The nonconceptual realization of our actual condition is spiritual dynamite. Even a taste of it can blow open doors we didn’t even know existed.

And through those doors, in an edgeless clearing, is is-ness in the radical raw, beyond our wildest, craziest dreams, far beyond what “beyond” signifies. It’s the ultimate Pandora’s Box. Here we play peekaboo with unmasked reality, cramming our glimpses of it in bottles destined to gather plenty of dust before they are uncorked. Too much light blinds. Each bare glimpse holds reality-unlocking implications before which our humanness trembles.

The only way to directly face God — God being That Which when realized liberates absolutely — is to lose face completely. When we face God we face far more than the far reaches of our humanness. What we actually are is more, infinitely more, than we can imagine.

And yet we are also this human being-ness, this sentient struggling exquisitely fragile fleshiness, each of us uniquely personalized, as we reach for our meditation cushion or the remote control or the saliva-inspiring square of chocolate that we had in mind before getting our teeth into this essay.
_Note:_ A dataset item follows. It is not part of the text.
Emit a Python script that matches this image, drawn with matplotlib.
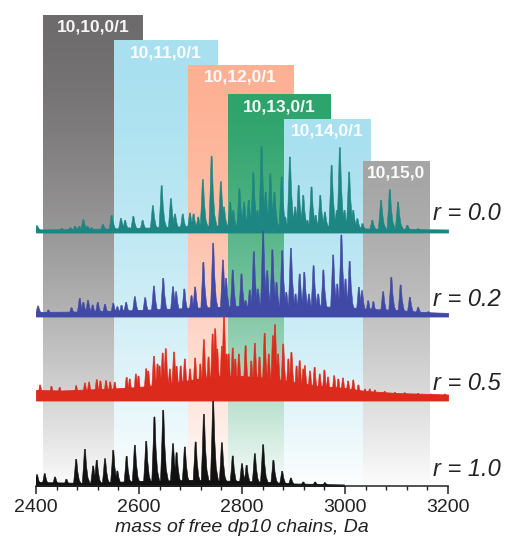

In the midst of it all, however sublime or mundane, here we are, at once unfathomably vast and minute, at once deathless and dying, our universality and particularity inseparable, our shared heart having room for all.

We don’t just have room for all; we are room for all. Opening to this, feeling it right to our core, stops our mind in its tracks. Truth is what is intuited when ontological paradox makes unexplainable yet total sense. A poem struggles to tear its way out of its birthsac. Its nails keep dissolving. It has so much to say that it says nothing. My train of thought is derailed. I don’t mind.

And my words, our words, the words, shatter, shatter like starlight upon rippling seas, so that the gap between them and what they describe narrows to nothing, leaving me speechless — at least for a few minutes — in the ever-fresh familiarity of the Real, returned to what I never left but only dreamt I did.